I was completely stumped on this because I only wanted this other field - there had to be an easier way to get at this data other than performing a straight query for it (again, you lose a chunk of flexibility). And thankfully, you don't need to. After reading through all the steps an entity_load goes through, I finally found what I was looking for:
field_attach_load(). Now, I know what you're thinking (and this is because it was mentioned on irc):
kinda sounds dirty to me but I don't know why
I'll assure you that it is quite safe. This is the function that an entity load goes through when it wants to load up all the fields. However, if you look at the
$options variable, you will see that it takes in a 'field_id'. So if you provide it with one field, it will try and retrieve just that (note that if the object has already been cached, it will give you the whole object anyways - a neat side effect of a whole entity load). So my initial code for the client looked something like the following (my example retrieves an associated image field after performing the entity query):
- $query = new EntityFieldQuery();
- $query->entityCondition('entity_type', 'node')
- ->entityCondition('bundle', 'article')
- ->propertyCondition('status', 1)
- ->fieldCondition('field_image', 'fid', 'NULL', '!=');
- $results = $query->execute();
- $articles = $results['node'];
- $fields = field_info_instances('node', 'article');
- $field_id = $fields['field_image']['field_id'];
- field_attach_load('node', $articles, FIELD_LOAD_CURRENT, array('field_id' => $field_id));
Now there are a ways to speed this up as well (if you know the field id, you don't have to go through the
field_info_instances() function. But the main gist of what this now lets you do is that it will go through all the field hooks that a field would normally go through as well so a module is free to modify it if your site is configured that way. Is it all slower than a normal field query? Sure? You could call on other functions inside field_attach_load if you want to drill down even further. But its still quite performant and still very flexible. And it honours your field storage calls.

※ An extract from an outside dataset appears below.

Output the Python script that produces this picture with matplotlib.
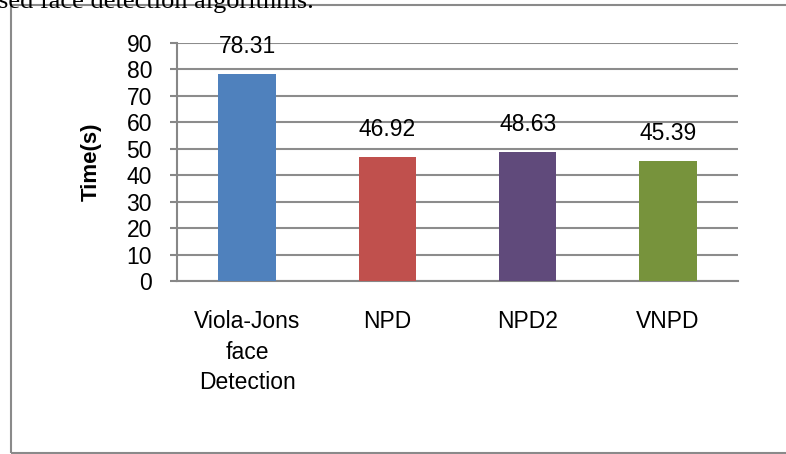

I tried the above on a stock Drupal install (with about 500 nodes - 200 of which were 'articles'). The page load with using node_load took atleast 800 milliseconds every time (if everything was cached - if not, then my results averaged 2500 milliseconds). Using the functionality above took 280 milliseconds on average. A wonderful difference.
So the biggest takeaway I got from all this? Spend more time looking at the insides of whatever open source project you are working with! You might just find some amazing functionality that does exactly what you need and/or learn some cool ways to approach other problems (that may not even be related to the project you are working on) in the future.